Leavitt has rolled through the first four games of its schedule. So far, no team has been able to contend with the Hornets. Not Class A Lewiston, not Class B Portland, and not regional foes York and Wells, who suffered their only losses of the season to Leavitt by a combined score of 86-0.

The remainder of the Hornets' schedule includes four more quality opponents: Class B Lawrence (2-2) on Friday and C South contenders Cape Elizabeth (3-1), the defending Class C state champ, Cheverus (3-1) and Fryeburg (2-2).

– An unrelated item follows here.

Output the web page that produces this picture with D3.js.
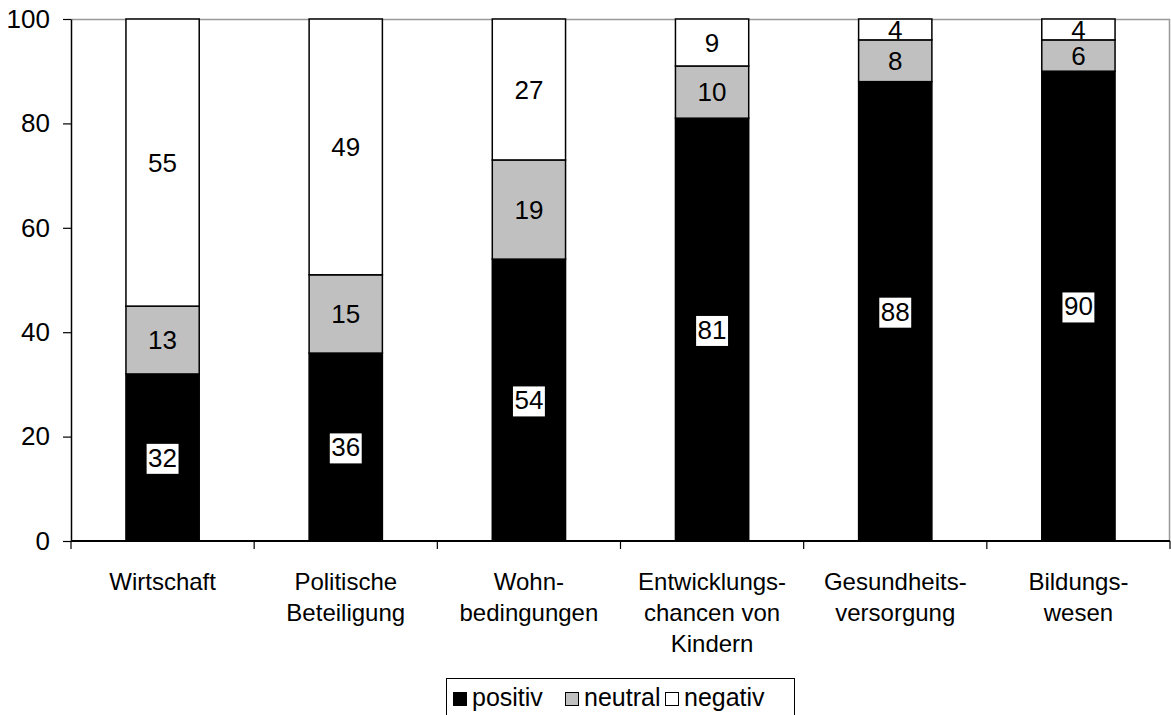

Oxford Hills has taken control of Class A in a way that not many would have predicted before the season, and that fewer would have anticipated if they had known starting quarterback Eli Soehren and Lincoln Merrill — key players on offense and defense — were going to miss games due to injuries.

But, Soehren's replacement, Brady Truman, has led Oxford Hills (4-0) past Thornton, Sanford and Portland. It has become clear how loaded with talent the Vikings are beyond Soehren, the 2021 Gatorade Maine Player of the Year. Merrill returned last week and turned a short pass into a 58-yard TD, Teigan Pelletier and Tanner Bickford are big receivers who are always threats to make big plays, and the offensive and defensive lines, led by players like Zach Louvat and Mekhi Hill, have been strong. Running backs Trey Morrison, Hunter Tardiff and Jake Carson have made important contributions. The list could go on.

The Vikings have been the quickest of last year's semifinalists — Thornton (2-2), Bonny Eagle (3-1) and Scarborough (2-2) — to reload, and the rest of Class A has five weeks to try to catch up. And Oxford Hills has five weeks to try to widen the gap.